En 2004 et 2005, 14 personnes ont été injustement accusées d'actes de pédophilie et incarcérées pendant près de trois ans. Sur les dix-sept accusés jugés en première instance en 2004 pour des agressions sexuelles à l'encontre de douze enfants, pour des faits qui se sont déroulés entre 1997 et 2000, accusés originaires d'Outreau, quatre seulement furent finalement reconnus coupables à l'issue du procès en appel qui se déroula auprès de la cour d'appel de Paris en novembre 2005. Une affaire historique, appelée communément "affaire d'Outreau".
Et c'est justement sur ce sujet que revient aujourd'hui une série de docu-fiction en quatre épisodes diffusée ces 17 et 24 janvier à 21h10 sur France 2, mettant en scène des acteurs, tout en respectant au mot près les procès-verbaux. A chaque chapitre, le documentaire revient pendant une cinquantaine de minutes sur ce qui est considéré comme l'un des plus grands fiascos judiciaires du pays.
Un programme ambitieux déjà salué par la critique. Et dont la diffusion nous confronte à bien des interrogations et des enjeux actuels. Pour cause, elle nous rappelle notamment les conséquences de cette affaire sur le traitement des enfants victimes, à l'heure de mobilisations comme #MeTooInceste, contribuant à libérer massivement la parole desdites victimes.

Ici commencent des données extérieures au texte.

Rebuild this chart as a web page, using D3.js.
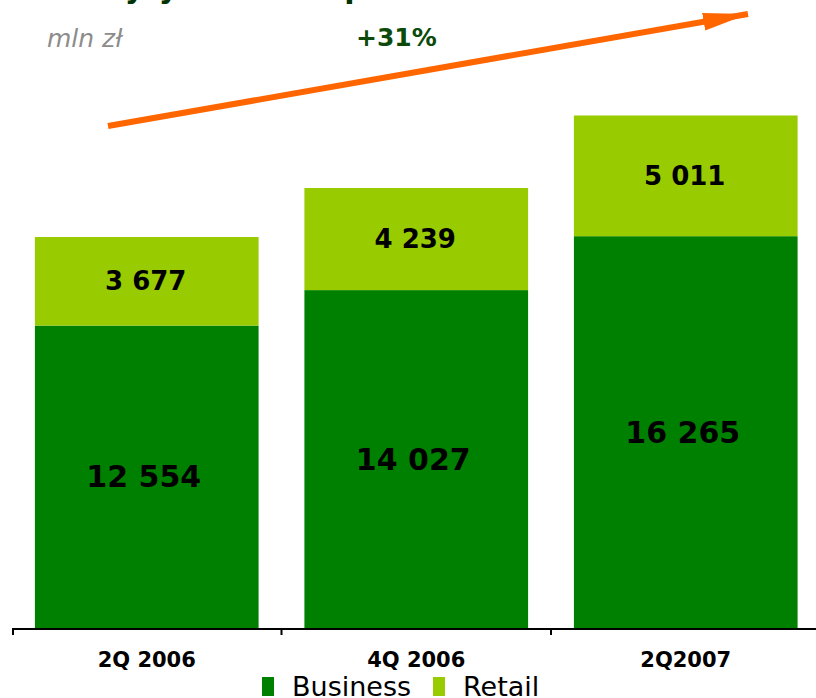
<!DOCTYPE html>
<meta charset="utf-8">
<style>
body { margin: 0; background: #fff; }
text { font-family: "DejaVu Sans", Verdana, sans-serif; }
.bar-label { font-weight: bold; fill: #000; }
.axis-label { font-weight: bold; font-size: 21px; }
</style>
<body>
<script src="https://d3js.org/d3.v7.min.js"></script>
<script>

// data
var categories = ["2Q 2006", "4Q 2006", "2Q2007"];
var business = [12554, 14027, 16265];
var retail = [3677, 4239, 5011];
var seriesNames = ["Business", "Retail"];
var colors = ["#008000", "#99cc00"];

var width = 816, height = 698;
var baseY = 628;

var svg = d3.select("body").append("svg")
    .attr("width", width)
    .attr("height", height);

var x = d3.scaleBand()
    .domain(categories)
    .range([12, 820.5])
    .paddingInner(0.17)
    .paddingOuter(0.085);

var y = d3.scaleLinear()
    .domain([0, 26070])
    .range([baseY, 0]);

var fmt = function(v) { return d3.format(",")(v).replace(/,/g, " "); };

// title, mostly cut off at the top
svg.append("text")
    .attr("x", 45).attr("y", -2)
    .style("font-size", "30px").style("font-weight", "bold")
    .attr("fill", "#003300")
    .text("Kredyty brutto w podziale");

svg.append("text")
    .attr("x", 47).attr("y", 47)
    .style("font-size", "25px").style("font-style", "italic")
    .attr("fill", "#8c8c8c")
    .text("mln zł");

svg.append("text")
    .attr("x", 356).attr("y", 46)
    .style("font-size", "25px").style("font-weight", "bold")
    .attr("fill", "#0b4a0b")
    .text("+31%");

// growth arrow
svg.append("defs").append("marker")
    .attr("id", "head")
    .attr("viewBox", "0 0 45 18")
    .attr("refX", 45).attr("refY", 9)
    .attr("markerWidth", 45).attr("markerHeight", 18)
    .attr("markerUnits", "userSpaceOnUse")
    .attr("orient", "auto")
  .append("path")
    .attr("d", "M0,0 L45,9 L0,18 Z")
    .attr("fill", "#ff6600");

svg.append("line")
    .attr("x1", 108).attr("y1", 126)
    .attr("x2", 748).attr("y2", 14)
    .attr("stroke", "#ff6600")
    .attr("stroke-width", 6)
    .attr("marker-end", "url(#head)");

// bars
var rows = categories.map(function(c, i) {
  return {cat: c, business: business[i], retail: retail[i]};
});

svg.selectAll(".bus")
    .data(rows)
  .enter().append("rect")
    .attr("x", function(d) { return x(d.cat); })
    .attr("width", x.bandwidth())
    .attr("y", function(d) { return y(d.business); })
    .attr("height", function(d) { return baseY - y(d.business); })
    .attr("fill", colors[0]);

svg.selectAll(".ret")
    .data(rows)
  .enter().append("rect")
    .attr("x", function(d) { return x(d.cat); })
    .attr("width", x.bandwidth())
    .attr("y", function(d) { return y(d.business + d.retail); })
    .attr("height", function(d) { return y(d.business) - y(d.business + d.retail); })
    .attr("fill", colors[1]);

svg.selectAll(".bus-label")
    .data(rows)
  .enter().append("text")
    .attr("class", "bar-label")
    .attr("text-anchor", "middle")
    .attr("dominant-baseline", "central")
    .style("font-size", "30px")
    .attr("x", function(d) { return x(d.cat) + x.bandwidth() / 2 - 3; })
    .attr("y", function(d) { return (y(0) + y(d.business)) / 2; })
    .text(function(d) { return fmt(d.business); });

svg.selectAll(".ret-label")
    .data(rows)
  .enter().append("text")
    .attr("class", "bar-label")
    .attr("text-anchor", "middle")
    .attr("dominant-baseline", "central")
    .style("font-size", "26px")
    .attr("x", function(d) { return x(d.cat) + x.bandwidth() / 2 - 1; })
    .attr("y", function(d) { return (y(d.business) + y(d.business + d.retail)) / 2; })
    .text(function(d) { return fmt(d.retail); });

// x axis with ticks between categories
var axis = svg.append("g");
axis.append("line")
    .attr("x1", 12).attr("x2", width)
    .attr("y1", baseY + 1).attr("y2", baseY + 1)
    .attr("stroke", "#000").attr("stroke-width", 2);

var tickX = categories.map(function(c) { return x(c) - x.step() * x.paddingInner() / 2; });
tickX[0] = 13;
axis.selectAll(".tick")
    .data(tickX)
  .enter().append("line")
    .attr("x1", function(d) { return d; }).attr("x2", function(d) { return d; })
    .attr("y1", baseY).attr("y2", baseY + 7)
    .attr("stroke", "#000").attr("stroke-width", 2);

axis.selectAll(".axis-label")
    .data(categories)
  .enter().append("text")
    .attr("class", "axis-label")
    .attr("text-anchor", "middle")
    .attr("x", function(d) { return x(d) + x.bandwidth() / 2; })
    .attr("y", 667)
    .text(function(d) { return d; });

// legend
var legend = svg.append("g");
var legX = [262, 433];
seriesNames.forEach(function(name, i) {
  legend.append("rect")
      .attr("x", legX[i]).attr("y", 677)
      .attr("width", 12).attr("height", 19)
      .attr("fill", colors[i]);
  legend.append("text")
      .attr("x", legX[i] + 30).attr("y", 696)
      .style("font-size", "27px")
      .attr("fill", "#000")
      .text(name);
});

</script>
</body>
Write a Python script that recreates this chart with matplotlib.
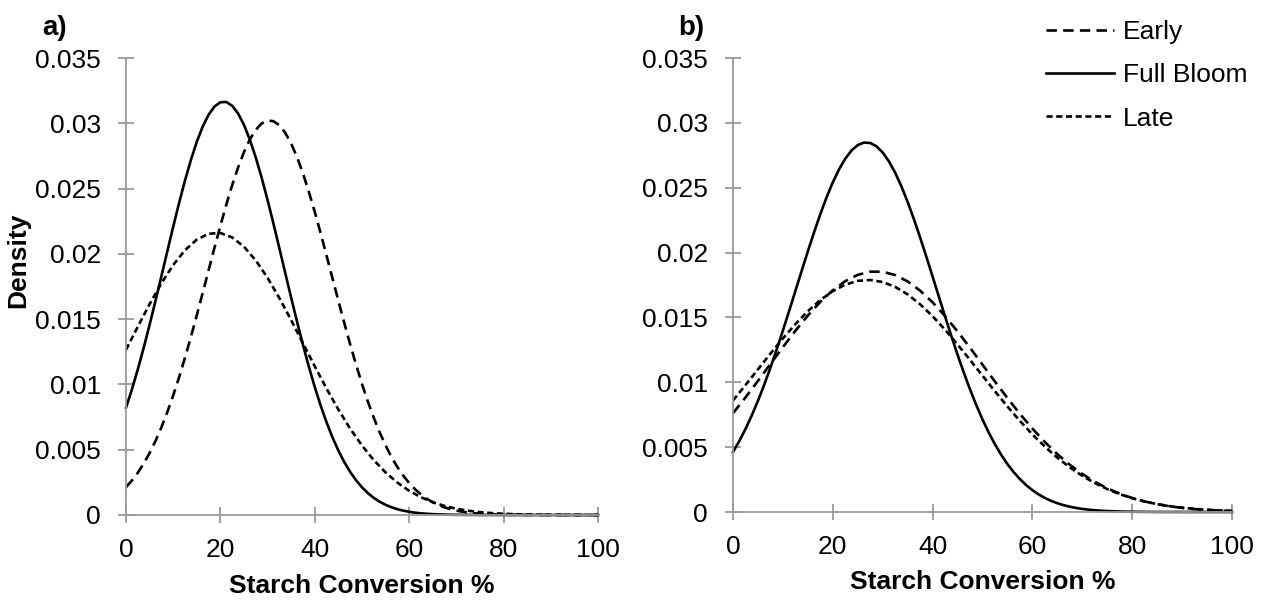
import matplotlib
matplotlib.use("Agg")
import matplotlib.pyplot as plt
from matplotlib.lines import Line2D

plt.rcParams["font.family"] = ["Liberation Sans", "DejaVu Sans"]
plt.rcParams["lines.scale_dashes"] = False

# Starch conversion (%) sample points: a coarse grid for the broad curves and a
# finer one for the narrow, sharply peaked curves
conversion_pct = [0, 2.5, 5, 7.5, 10, 12.5, 15, 17.5, 20, 22.5, 25, 27.5, 30, 32.5,
                  35, 37.5, 40, 42.5, 45, 47.5, 50, 52.5, 55, 57.5, 60, 62.5, 65,
                  67.5, 70, 72.5, 75, 77.5, 80, 82.5, 85, 87.5, 90, 92.5, 95, 97.5, 100]
conversion_pct_fine = [0, 1.25, 2.5, 3.75, 5, 6.25, 7.5, 8.75, 10, 11.25, 12.5, 13.75,
                       15, 16.25, 17.5, 18.75, 20, 21.25, 22.5, 23.75, 25, 26.25, 27.5,
                       28.75, 30, 31.25, 32.5, 33.75, 35, 36.25, 37.5, 38.75, 40, 41.25,
                       42.5, 43.75, 45, 46.25, 47.5, 48.75, 50, 51.25, 52.5, 53.75, 55,
                       56.25, 57.5, 58.75, 60, 61.25, 62.5, 63.75, 65, 66.25, 67.5,
                       68.75, 70, 71.25, 72.5, 73.75, 75, 76.25, 77.5, 78.75, 80, 81.25,
                       82.5, 83.75, 85, 86.25, 87.5, 88.75, 90, 91.25, 92.5, 93.75, 95,
                       96.25, 97.5, 98.75, 100]

# Panel a) densities
a_early = [0.002131, 0.002638, 0.003238, 0.003938, 0.004746, 0.005669, 0.006711,
           0.007874, 0.009156, 0.010551, 0.012051, 0.013641, 0.015303, 0.017014,
           0.018748, 0.020474, 0.022158, 0.023768, 0.025267, 0.026621, 0.027797,
           0.028766, 0.029503, 0.029988, 0.030209, 0.030160, 0.029843, 0.029265,
           0.028443, 0.027396, 0.026152, 0.024742, 0.023200, 0.021559, 0.019855,
           0.018123, 0.016394, 0.014698, 0.013059, 0.011500, 0.010036, 0.008681,
           0.007441, 0.006322, 0.005323, 0.004442, 0.003673, 0.003011, 0.002446,
           0.001969, 0.001571, 0.001242, 0.000974, 0.000756, 0.000582, 0.000444,
           0.000336, 0.000252, 0.000187, 0.000138, 0.000100, 0.000073, 0.000052,
           0.000037, 0.000026, 0.000018, 0.000013, 0.000009, 0.000006, 0.000004,
           0.000003, 0.000002, 0.000001, 0.000001, 0.0, 0.0, 0.0, 0.0, 0.0, 0.0, 0.0]
a_full_bloom = [0.008212, 0.009619, 0.011155, 0.012811, 0.014568, 0.016404, 0.018289,
                0.020194, 0.022077, 0.023900, 0.025620, 0.027194, 0.028583, 0.029748,
                0.030657, 0.031285, 0.031613, 0.031632, 0.031341, 0.030748, 0.029871,
                0.028735, 0.027371, 0.025817, 0.024113, 0.022300, 0.020421, 0.018519,
                0.016628, 0.014785, 0.013017, 0.011348, 0.009796, 0.008374, 0.007088,
                0.005941, 0.004931, 0.004052, 0.003297, 0.002657, 0.002120, 0.001675,
                0.001310, 0.001015, 0.000779, 0.000592, 0.000445, 0.000331, 0.000244,
                0.000178, 0.000129, 0.000092, 0.000066, 0.000046, 0.000032, 0.000022,
                0.000015, 0.000010, 0.000007, 0.000005, 0.000003, 0.000002, 0.000001,
                0.000001, 0.0, 0.0, 0.0, 0.0, 0.0, 0.0, 0.0, 0.0, 0.0, 0.0, 0.0, 0.0,
                0.0, 0.0, 0.0, 0.0, 0.0]
a_late = [0.012653, 0.014425, 0.016147, 0.017745, 0.019147, 0.020283, 0.021096,
          0.021542, 0.021597, 0.021259, 0.020545, 0.019494, 0.018160, 0.016610,
          0.014916, 0.013150, 0.011383, 0.009674, 0.008072, 0.006613, 0.005319,
          0.004200, 0.003257, 0.002479, 0.001853, 0.001359, 0.000979, 0.000693,
          0.000481, 0.000328, 0.000220, 0.000144, 0.000093, 0.000059, 0.000037,
          0.000022, 0.000013, 0.000008, 0.000005, 0.000003, 0.000001]

# Panel b) densities
b_early = [0.007612, 0.008831, 0.010107, 0.011411, 0.012711, 0.013969, 0.015146,
           0.016201, 0.017097, 0.017799, 0.018282, 0.018526, 0.018521, 0.018267,
           0.017775, 0.017064, 0.016161, 0.015101, 0.013920, 0.012660, 0.011359,
           0.010055, 0.008781, 0.007565, 0.006430, 0.005392, 0.004461, 0.003641,
           0.002932, 0.002329, 0.001826, 0.001412, 0.001077, 0.000811, 0.000602,
           0.000441, 0.000319, 0.000227, 0.000160, 0.000111, 0.000076]
b_full_bloom = [0.004624, 0.005460, 0.006397, 0.007434, 0.008572, 0.009805, 0.011127,
                0.012526, 0.013990, 0.015500, 0.017037, 0.018578, 0.020097, 0.021568,
                0.022962, 0.024253, 0.025412, 0.026417, 0.027242, 0.027870, 0.028287,
                0.028481, 0.028450, 0.028192, 0.027715, 0.027030, 0.026153, 0.025103,
                0.023904, 0.022581, 0.021162, 0.019675, 0.018147, 0.016605, 0.015073,
                0.013574, 0.012127, 0.010749, 0.009451, 0.008244, 0.007134, 0.006124,
                0.005216, 0.004407, 0.003694, 0.003072, 0.002534, 0.002074, 0.001684,
                0.001356, 0.001084, 0.000859, 0.000676, 0.000527, 0.000408, 0.000313,
                0.000239, 0.000180, 0.000135, 0.000101, 0.000074, 0.000054, 0.000039,
                0.000028, 0.000020, 0.000014, 0.000010, 0.000007, 0.000005, 0.000003,
                0.000002, 0.000002, 0.000001, 0.000001, 0.0, 0.0, 0.0, 0.0, 0.0, 0.0, 0.0]
b_late = [0.008596, 0.009784, 0.010997, 0.012206, 0.013379, 0.014481, 0.015479,
          0.016338, 0.017030, 0.017530, 0.017818, 0.017886, 0.017729, 0.017354,
          0.016775, 0.016013, 0.015094, 0.014051, 0.012916, 0.011725, 0.010510,
          0.009304, 0.008133, 0.007021, 0.005985, 0.005039, 0.004189, 0.003438,
          0.002788, 0.002232, 0.001764, 0.001377, 0.001062, 0.000808, 0.000608,
          0.000451, 0.000331, 0.000239, 0.000171, 0.000121, 0.000084]

series_names = ["Early", "Full Bloom", "Late"]
x_ticks = [0, 20, 40, 60, 80, 100]
y_ticks = [0, 0.005, 0.01, 0.015, 0.02, 0.025, 0.03, 0.035]
y_tick_labels = ["0", "0.005", "0.01", "0.015", "0.02", "0.025", "0.03", "0.035"]
panel_tags = ["a)", "b)"]
x_title = "Starch Conversion %"
y_title = "Density"

FS = 19
AXIS_GREY = "#9a9a9a"
LW = 1.9
styles = {
    "Early": dict(color="black", lw=LW, linestyle=(0, (7.5, 4.5))),
    "Full Bloom": dict(color="black", lw=LW, linestyle="-"),
    "Late": dict(color="black", lw=LW, linestyle=(0, (4.4, 2.6))),
}

W, H = 1266, 602
fig = plt.figure(figsize=(W / 100, H / 100), dpi=100)


def px_axes(x0, x1, y_top, y_bot):
    return fig.add_axes([x0 / W, 1 - y_bot / H, (x1 - x0) / W, (y_bot - y_top) / H])


ax_a = px_axes(126, 598, 58, 515)
ax_b = px_axes(733, 1232, 58, 512)

panels = [
    (ax_a, [(conversion_pct_fine, a_early),
            (conversion_pct_fine, a_full_bloom),
            (conversion_pct, a_late)]),
    (ax_b, [(conversion_pct, b_early),
            (conversion_pct_fine, b_full_bloom),
            (conversion_pct, b_late)]),
]

for ax, curves in panels:
    for name, (x, y) in zip(series_names, curves):
        ax.plot(x, y, label=name, clip_on=False, **styles[name])
    ax.set_xlim(0, 100)
    ax.set_ylim(0, 0.035)
    ax.set_xticks(x_ticks)
    ax.set_yticks(y_ticks)
    ax.set_yticklabels(y_tick_labels)
    for side in ("top", "right"):
        ax.spines[side].set_visible(False)
    for side in ("left", "bottom"):
        ax.spines[side].set_color(AXIS_GREY)
        ax.spines[side].set_linewidth(1.3)
    ax.tick_params(axis="both", direction="inout", length=11, width=1.3,
                   color=AXIS_GREY, labelsize=FS, labelcolor="black")
    ax.tick_params(axis="y", pad=12.5)
    ax.tick_params(axis="x", pad=11)
    ax.set_xlabel(x_title, fontsize=FS, fontweight="bold")
    ax.xaxis.set_label_coords(0.5, -0.155)
    ax.xaxis.label.set_verticalalignment("center")
    ax.patch.set_visible(False)

fig.text(18 / W, 1 - 260 / H, y_title, rotation=90, ha="center", va="center",
         fontsize=FS, fontweight="bold")
fig.text(42 / W, 1 - 35 / H, panel_tags[0], ha="left", va="baseline",
         fontsize=FS + 1, fontweight="bold")
fig.text(678 / W, 1 - 35 / H, panel_tags[1], ha="left", va="baseline",
         fontsize=FS + 1, fontweight="bold")

handles = [Line2D([], [], **styles[n]) for n in series_names]
fig.legend(handles, series_names, loc="upper left",
           bbox_to_anchor=(1046 / W, 1 - 20 / H), borderaxespad=0, borderpad=0,
           handlelength=2.58, handletextpad=0.34, labelspacing=0.73,
           frameon=False, fontsize=FS)

fig.savefig("out.png", dpi=100)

Des conséquences dramatiques à en lire Edouard Durand, le coprésident de la Commission indépendante sur l'inceste et les violences sexuelles dans l'enfance, laCiivise. Auprès de Libération, ce dernier déplore : "Cette affaire est venue renforcer une tendance à la suspicion face à la parole des enfants qui révèlent des violences et qui demandent qu'on les protège. Alors qu'on connaît les mécanismes de la stratégie des agresseurs, qu'on sait que la parole des victimes est étouffée, qu'il y a une injonction au silence".
"L'effet de l'affaire d'Outreau a contribué à étouffer la parole des enfants. Dans l'une des étapes judiciaires de l'affaire, les enfants victimes étaient d'ailleurs mis dans le box des accusés. Et ce alors que les fausses allégations de violences sexuelles sont extrêmement marginales. Aujourd'hui encore il reste des traces très nettes et extrêmement néfastes de cette affaire dans la capacité à repérer les enfants victimes et les protéger. Ça a aussi laissé des traces dans le crédit accordé à la parole de celles et ceux qui révèlent des violences et demandent de l'aide. Ce traumatisme a un effet de silenciation", développe le juge pour enfants.
Près de 160 000 mineurs subiraient des violences sexuelles chaque année, selon les chiffres de la Commission indépendante sur l'inceste et les violences sexuelles faites aux enfants, qui invitait notamment dans un important rapport paru l'an dernier à repérer les violences dès le plus jeune âge et à prendre davantage en compte la parole des victimes, mais également à mieux former les forces de l'ordre à ces enjeux.
En parallèle de cette parole qui doit être prise en compte, Luc Martin-Gousset, le producteur de la série docu-fiction, insiste de son côté sur l'importance de revenir sur cette affaire emblématique : "Cette série, nous l'avons faite pour prendre du recul afin de rééclairer cette affaire à la lumière d'aujourd'hui".